Jesse Ferguson is known as the Bard of Cornwall. A folk/celtic musician from Cornwall,
his love of Scottish and Irish traditional music was nurtured in the neighbourhood of Glengarry County, home of North America's largest Highland Games.
Cornwall - July 30, 2012 - Jesse Ferguson is known as the Bard of Cornwall. A folk/celtic musician from Cornwall,
his love of Scottish and Irish traditional music was nurtured in the neighbourhood of Glengarry County, home of North America's largest Highland Games. Today, Miramichi, Fredericton, New Brunswick, and Sydney, Nova Scotia, is where he currently resides, but he is back in this area for a number of shows.
Ferguson has always been a creative person, and his energies were first expressed through visual arts, then music, and most recently through poetry. "I still practice all of these arts, though I spend most time on music and poetry now” states Ferguson. “I’ve always been drawn to music simply because it can powerfully express my emotions and connect me with other people - with people of past generations in the case of Celtic/folk, and of course with my contemporary listeners.

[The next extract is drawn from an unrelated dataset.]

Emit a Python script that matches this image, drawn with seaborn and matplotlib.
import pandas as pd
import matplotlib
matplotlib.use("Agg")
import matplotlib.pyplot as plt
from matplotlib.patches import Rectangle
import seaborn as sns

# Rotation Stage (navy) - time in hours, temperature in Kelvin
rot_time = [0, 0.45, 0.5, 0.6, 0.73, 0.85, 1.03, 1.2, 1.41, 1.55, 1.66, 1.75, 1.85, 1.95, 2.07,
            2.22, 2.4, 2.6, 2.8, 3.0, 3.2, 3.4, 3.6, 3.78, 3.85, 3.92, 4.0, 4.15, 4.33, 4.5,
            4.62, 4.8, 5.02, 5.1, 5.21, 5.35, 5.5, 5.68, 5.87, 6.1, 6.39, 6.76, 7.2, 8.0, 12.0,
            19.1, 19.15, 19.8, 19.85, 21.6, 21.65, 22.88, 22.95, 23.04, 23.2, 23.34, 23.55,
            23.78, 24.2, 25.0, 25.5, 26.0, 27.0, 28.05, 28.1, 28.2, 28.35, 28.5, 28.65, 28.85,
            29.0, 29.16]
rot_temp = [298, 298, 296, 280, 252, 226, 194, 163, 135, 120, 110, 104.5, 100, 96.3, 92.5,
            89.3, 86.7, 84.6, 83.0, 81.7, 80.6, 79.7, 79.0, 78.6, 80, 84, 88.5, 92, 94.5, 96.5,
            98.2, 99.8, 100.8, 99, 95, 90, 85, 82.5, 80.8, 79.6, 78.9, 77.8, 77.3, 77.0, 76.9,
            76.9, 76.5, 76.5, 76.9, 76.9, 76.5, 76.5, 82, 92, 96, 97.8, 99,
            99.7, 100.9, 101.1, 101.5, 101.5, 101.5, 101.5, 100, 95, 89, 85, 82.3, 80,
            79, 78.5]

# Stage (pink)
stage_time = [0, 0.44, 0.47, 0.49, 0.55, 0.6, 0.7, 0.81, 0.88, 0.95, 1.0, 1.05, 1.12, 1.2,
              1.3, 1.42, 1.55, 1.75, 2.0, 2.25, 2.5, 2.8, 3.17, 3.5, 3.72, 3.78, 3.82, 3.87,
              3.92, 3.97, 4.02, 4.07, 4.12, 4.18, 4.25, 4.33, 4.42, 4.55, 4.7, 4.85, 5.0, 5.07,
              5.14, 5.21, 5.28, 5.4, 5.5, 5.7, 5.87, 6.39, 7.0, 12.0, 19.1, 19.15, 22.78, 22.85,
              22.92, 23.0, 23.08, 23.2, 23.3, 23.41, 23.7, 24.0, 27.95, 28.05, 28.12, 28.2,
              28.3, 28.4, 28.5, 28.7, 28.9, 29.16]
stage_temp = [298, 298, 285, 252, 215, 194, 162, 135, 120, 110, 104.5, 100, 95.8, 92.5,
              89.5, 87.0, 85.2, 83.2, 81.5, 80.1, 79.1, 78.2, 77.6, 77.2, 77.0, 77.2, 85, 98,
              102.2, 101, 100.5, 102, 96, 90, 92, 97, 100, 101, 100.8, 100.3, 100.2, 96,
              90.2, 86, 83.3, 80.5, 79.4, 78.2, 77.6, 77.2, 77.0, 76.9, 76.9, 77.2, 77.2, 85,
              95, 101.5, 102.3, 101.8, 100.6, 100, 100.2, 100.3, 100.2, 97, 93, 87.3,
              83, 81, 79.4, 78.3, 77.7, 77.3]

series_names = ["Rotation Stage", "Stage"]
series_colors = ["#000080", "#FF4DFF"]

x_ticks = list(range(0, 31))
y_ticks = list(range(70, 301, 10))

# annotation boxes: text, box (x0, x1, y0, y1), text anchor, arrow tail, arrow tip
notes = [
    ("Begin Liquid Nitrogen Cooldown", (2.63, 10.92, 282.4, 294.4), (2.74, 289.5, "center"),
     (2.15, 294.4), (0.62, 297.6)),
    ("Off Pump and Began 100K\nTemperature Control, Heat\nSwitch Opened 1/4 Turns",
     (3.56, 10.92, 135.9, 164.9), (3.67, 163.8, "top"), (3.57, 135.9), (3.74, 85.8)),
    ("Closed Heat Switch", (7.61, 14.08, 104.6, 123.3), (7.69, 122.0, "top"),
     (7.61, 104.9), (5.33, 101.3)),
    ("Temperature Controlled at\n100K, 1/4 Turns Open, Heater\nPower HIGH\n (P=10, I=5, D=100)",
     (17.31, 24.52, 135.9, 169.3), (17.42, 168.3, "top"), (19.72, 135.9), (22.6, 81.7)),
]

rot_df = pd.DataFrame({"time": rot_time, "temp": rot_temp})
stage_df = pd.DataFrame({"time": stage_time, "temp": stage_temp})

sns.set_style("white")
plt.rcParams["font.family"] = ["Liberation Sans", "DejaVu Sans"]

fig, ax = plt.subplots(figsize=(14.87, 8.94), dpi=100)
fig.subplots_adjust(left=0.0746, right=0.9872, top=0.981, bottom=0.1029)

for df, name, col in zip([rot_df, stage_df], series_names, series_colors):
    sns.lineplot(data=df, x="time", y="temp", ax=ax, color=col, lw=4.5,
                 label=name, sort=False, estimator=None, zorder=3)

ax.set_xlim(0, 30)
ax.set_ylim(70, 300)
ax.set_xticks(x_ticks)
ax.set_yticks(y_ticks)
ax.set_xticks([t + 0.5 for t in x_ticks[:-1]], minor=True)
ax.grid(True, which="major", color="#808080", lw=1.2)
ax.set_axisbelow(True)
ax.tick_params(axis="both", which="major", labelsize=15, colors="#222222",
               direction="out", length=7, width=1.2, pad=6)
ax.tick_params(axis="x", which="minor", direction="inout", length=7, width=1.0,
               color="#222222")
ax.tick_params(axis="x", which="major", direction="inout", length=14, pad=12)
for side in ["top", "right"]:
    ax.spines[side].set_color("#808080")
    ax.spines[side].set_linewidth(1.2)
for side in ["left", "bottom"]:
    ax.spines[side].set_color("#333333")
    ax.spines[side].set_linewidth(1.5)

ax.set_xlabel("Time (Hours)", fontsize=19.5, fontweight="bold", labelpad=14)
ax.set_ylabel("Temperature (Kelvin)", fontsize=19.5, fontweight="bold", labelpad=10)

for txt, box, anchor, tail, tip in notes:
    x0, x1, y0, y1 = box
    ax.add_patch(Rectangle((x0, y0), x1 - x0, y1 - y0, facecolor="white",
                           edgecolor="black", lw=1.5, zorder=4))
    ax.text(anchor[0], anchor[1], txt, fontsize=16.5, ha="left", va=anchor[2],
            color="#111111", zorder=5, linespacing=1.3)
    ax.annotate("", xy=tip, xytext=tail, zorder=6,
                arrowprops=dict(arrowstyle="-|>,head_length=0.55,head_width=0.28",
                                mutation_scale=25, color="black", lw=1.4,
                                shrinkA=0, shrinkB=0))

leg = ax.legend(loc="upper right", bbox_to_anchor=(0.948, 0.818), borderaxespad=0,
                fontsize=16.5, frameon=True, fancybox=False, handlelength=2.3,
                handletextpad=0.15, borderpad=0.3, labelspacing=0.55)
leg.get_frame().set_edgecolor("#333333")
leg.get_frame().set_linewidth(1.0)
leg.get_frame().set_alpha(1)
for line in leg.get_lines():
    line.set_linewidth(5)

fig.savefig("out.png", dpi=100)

As I reflect, I hope to look back on my life and see that I’ve been a good husband and father, and that, regardless of the worth the world places on my poetry and my music, I put everything I could into my art.”

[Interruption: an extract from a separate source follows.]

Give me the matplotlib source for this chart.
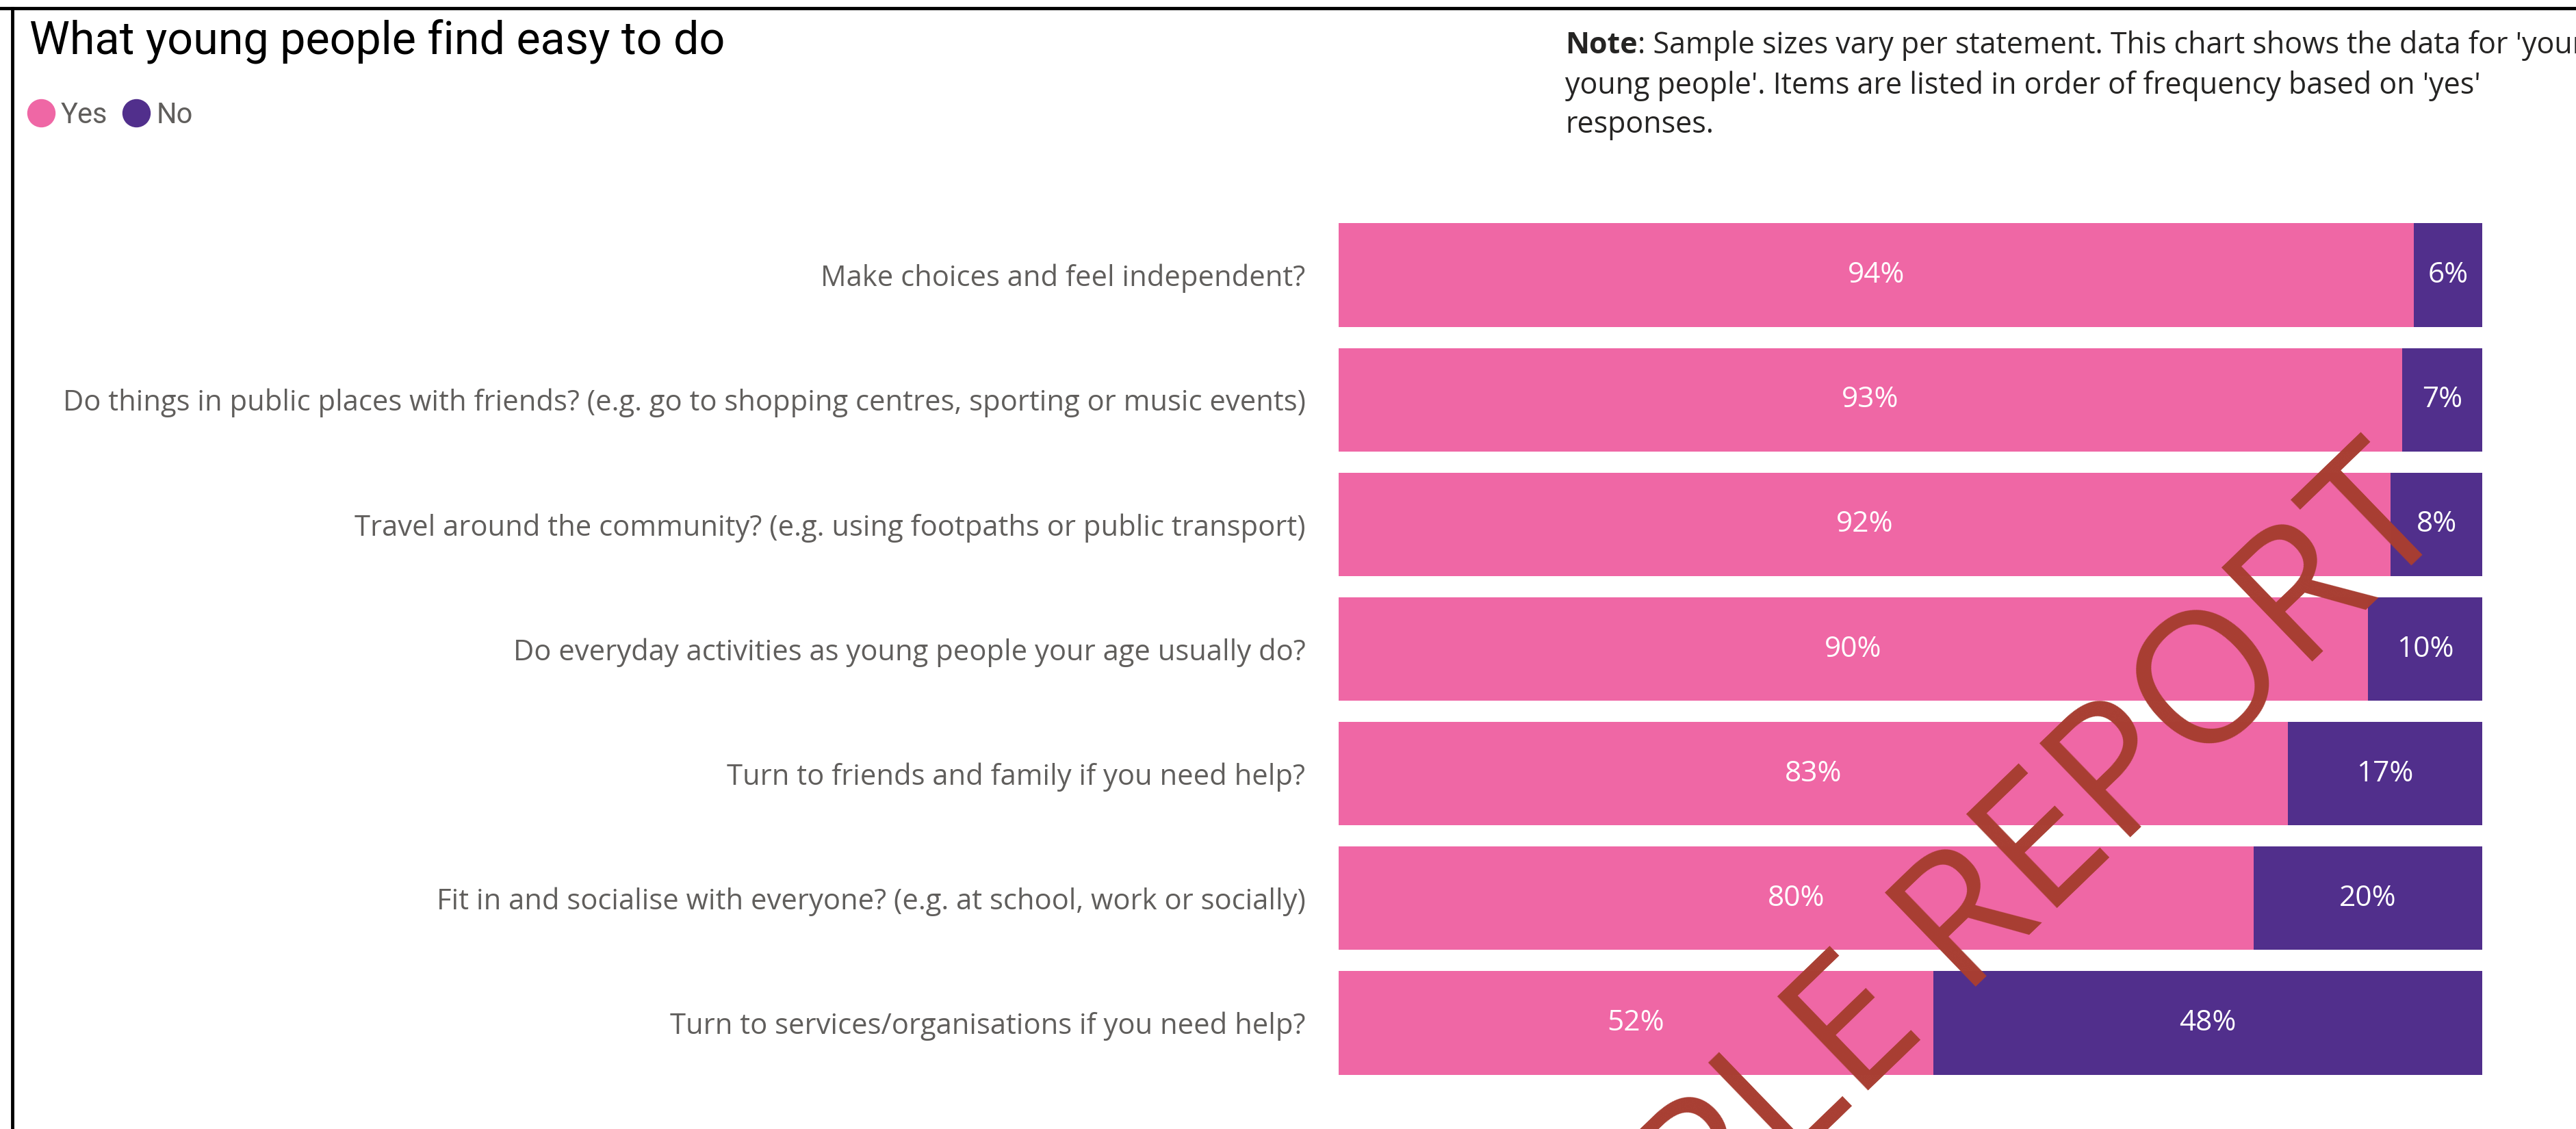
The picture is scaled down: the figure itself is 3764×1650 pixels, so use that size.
import matplotlib
matplotlib.use("Agg")
import matplotlib.pyplot as plt
from matplotlib.lines import Line2D

# data
categories = [
    "Make choices and feel independent?",
    "Do things in public places with friends? (e.g. go to shopping centres, sporting or music events)",
    "Travel around the community? (e.g. using footpaths or public transport)",
    "Do everyday activities as young people your age usually do?",
    "Turn to friends and family if you need help?",
    "Fit in and socialise with everyone? (e.g. at school, work or socially)",
    "Turn to services/organisations if you need help?",
]
yes = [94, 93, 92, 90, 83, 80, 52]
no = [6, 7, 8, 10, 17, 20, 48]
series_names = ["Yes", "No"]

pink = "#EF67A5"
purple = "#512F8C"
label_grey = "#605E5C"

W, H = 3764, 1650
fig = plt.figure(figsize=(W / 100, H / 100), dpi=100)

# bar axes
ax = fig.add_axes([1956 / W, 1 - 1586 / H, 1671 / W, 1275 / H])
y = list(range(len(categories)))
ax.barh(y, yes, height=0.83, color=pink)
ax.barh(y, no, left=yes, height=0.83, color=purple)
ax.set_xlim(0, 100)
ax.set_ylim(len(categories) - 0.5, -0.5)
ax.set_yticks(y)
ax.set_yticklabels(categories, fontsize=30.1, color=label_grey, family="Open Sans")
ax.tick_params(axis="y", length=0, pad=35)
ax.set_xticks([])
for s in ax.spines.values():
    s.set_visible(False)

for i in range(len(categories)):
    ax.text(yes[i] / 2, i, f"{yes[i]}%", ha="center", va="center",
            color="white", fontsize=30.5, family="Open Sans")
    ax.text(yes[i] + no[i] / 2, i, f"{no[i]}%", ha="center", va="center",
            color="white", fontsize=30.5, family="Open Sans")

# title + legend
fig.text(43 / W, 1 - 80 / H, "What young people find easy to do", fontsize=47.8,
         family="Roboto", color="black", ha="left", va="baseline")
handles = [Line2D([], [], marker="o", ls="", color=c, markersize=28.8)
           for c in (pink, purple)]
fig.legend(handles, series_names, loc="center left",
           bbox_to_anchor=(39 / W, 1 - 168 / H), ncol=2, frameon=False,
           handlelength=1.0, handletextpad=0.2, columnspacing=0.5,
           borderpad=0, borderaxespad=0, labelcolor=label_grey,
           prop={"family": "Roboto", "size": 30})

# note
note_x = 2287 / W
t0 = fig.text(note_x, 1 - 78 / H, "Note", fontsize=31, weight="bold",
              family="Open Sans", color="#252423", va="baseline")
fig.canvas.draw()
bb = t0.get_window_extent()
fig.text(bb.x1 / W, 1 - 78 / H,
         ": Sample sizes vary per statement. This chart shows the data for 'your",
         fontsize=31, family="Open Sans", color="#252423", va="baseline")
fig.text(note_x, 1 - 137 / H,
         "young people'. Items are listed in order of frequency based on 'yes'",
         fontsize=31, family="Open Sans", color="#252423", va="baseline")
fig.text(note_x, 1 - 194 / H, "responses.",
         fontsize=31, family="Open Sans", color="#252423", va="baseline")

# watermark
fig.text(3586 / W, 1 - 767 / H, "SAMPLE REPORT", fontsize=193, family="Open Sans",
         color="#A83E32", rotation=44, rotation_mode="anchor",
         ha="right", va="baseline", zorder=10)

# frame
fig.add_artist(Line2D([0, 1], [1 - 12 / H, 1 - 12 / H], color="black", lw=3.5,
                      transform=fig.transFigure))
fig.add_artist(Line2D([18 / W, 18 / W], [0, 1 - 12 / H], color="black", lw=3.5,
                      transform=fig.transFigure))

fig.savefig("out.png", dpi=100)
plt.close()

Ferguson's personal motto has always been his Scottish clan motto Dulcius Ex Asperis, which is Latin for 'Sweeter after difficulty.' "I like to keep it in mind when things in life don’t go easily. If I ever get a tattoo, it would likely incorporate that motto”
Ferguson started playing music when he was ten years old. He comes from a very musical family, where he states there have always been fiddlers on his mother’s side of the family. His biggest musical influence early on was his father, who taught him how to play guitar and who also sings and plays harmonica. Ferguson’s father bought him a mandolin, but he wasn’t much interested in learning music theory in lesson format. Ferguson mothballed the mandolin, and in his early teens he became interested in the guitar, since that’s what most of his favourite musicians played. “I sometimes refer to myself as self-taught, but my father can certainly take some of the credit (or blame)” quips Ferguson. “The biggest musical inspirations in my early years were the classic rock performers that my parents listened to: The Beatles, Tom Petty, Blue Rodeo, Neil Young, The Doors and The Rolling Stones. I still love their music and perform some of it myself. Since falling in love with Celtic music in my late teens, I took the mandolin out of the closet and now play it regularly in addition to my guitar and bodhran (drum).”

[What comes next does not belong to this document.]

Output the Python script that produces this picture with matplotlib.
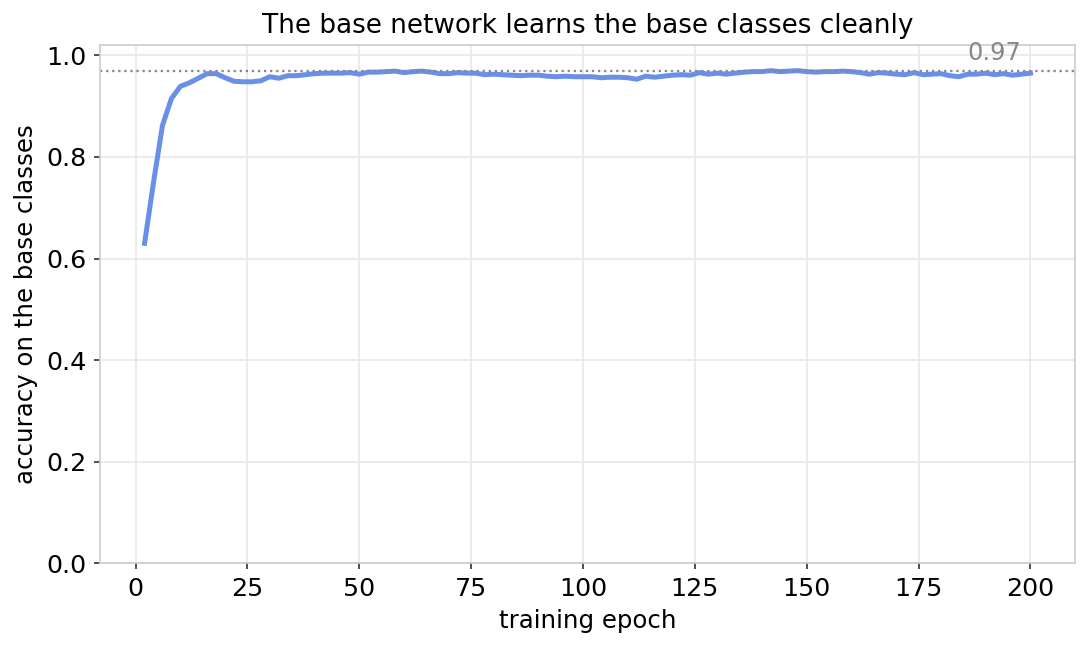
import numpy as np
import matplotlib
matplotlib.use("Agg")
import matplotlib.pyplot as plt

# epochs logged every 2 steps
epochs = np.arange(2, 201, 2)
base_acc = [
    0.630, 0.750, 0.862, 0.915, 0.939, 0.946, 0.955, 0.964, 0.964, 0.956,
    0.949, 0.948, 0.948, 0.950, 0.958, 0.955, 0.960, 0.960, 0.962, 0.964,
    0.965, 0.965, 0.965, 0.966, 0.963, 0.967, 0.967, 0.968, 0.969, 0.966,
    0.968, 0.969, 0.967, 0.964, 0.964, 0.966, 0.965, 0.965, 0.962, 0.963,
    0.962, 0.961, 0.960, 0.961, 0.961, 0.959, 0.958, 0.959, 0.958, 0.958,
    0.958, 0.956, 0.957, 0.957, 0.956, 0.953, 0.959, 0.957, 0.959, 0.961,
    0.962, 0.961, 0.966, 0.963, 0.965, 0.963, 0.965, 0.967, 0.968, 0.968,
    0.970, 0.968, 0.969, 0.970, 0.968, 0.967, 0.968, 0.968, 0.969, 0.968,
    0.966, 0.963, 0.966, 0.965, 0.963, 0.962, 0.966, 0.962, 0.963, 0.964,
    0.960, 0.958, 0.963, 0.963, 0.965, 0.962, 0.964, 0.961, 0.963, 0.965,
]
final_acc = 0.97
yticks = [0.0, 0.2, 0.4, 0.6, 0.8, 1.0]
xticks = [0, 25, 50, 75, 100, 125, 150, 175, 200]

plt.rcParams['font.family'] = ['DejaVu Sans']

fig, ax = plt.subplots(figsize=(10.9 / 1.5, 6.46 / 1.5), dpi=150)

ax.plot(epochs, base_acc, color="#6a8fe8", lw=2.4)
ax.axhline(final_acc, color="#888888", ls=":", lw=1.1)
ax.text(epochs[-1] - 2, final_acc + 0.012, f"{final_acc:.2f}", color="#888888",
        fontsize=11.5, ha="right", va="bottom")

ax.set_ylim(0, 1.02)
ax.set_yticks(yticks)
ax.set_xticks(xticks)
ax.grid(True, color="#e8e8e8", lw=0.8)
ax.set_axisbelow(True)
for sp in ax.spines.values():
    sp.set_color("#cccccc")
ax.tick_params(labelsize=12.2, color="#333333", length=3)

ax.set_xlabel("training epoch", fontsize=11.7)
ax.set_ylabel("accuracy on the base classes", fontsize=11.7)
ax.set_title("The base network learns the base classes cleanly", fontsize=12.6)

fig.subplots_adjust(left=0.092, right=0.986, bottom=0.128, top=0.93)
fig.savefig("out.png", dpi=150)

Living so far from home is hard for Ferguson, as he doesn’t get home as often as he would like. Being able to perform a show or two when he returns just makes the holiday that much more fun. “Cornwall has always had a vibrant music scene, and I’m happy to be a part of it when I head home.” Ferguson will be heading home to headline at this year’s Highland Games in Maxville, but will also be performing at a special Celtic night at East Side Mario’s in Cornwall on Thursday, August 2nd, along with special guest Rebecca Skye, on fiddle and vocals. As much as Ferguson likes the large concert stage, he is fond of the intimate setting that venues like East Side Mario’s have to offer. “It should be a great show” states Ferguson.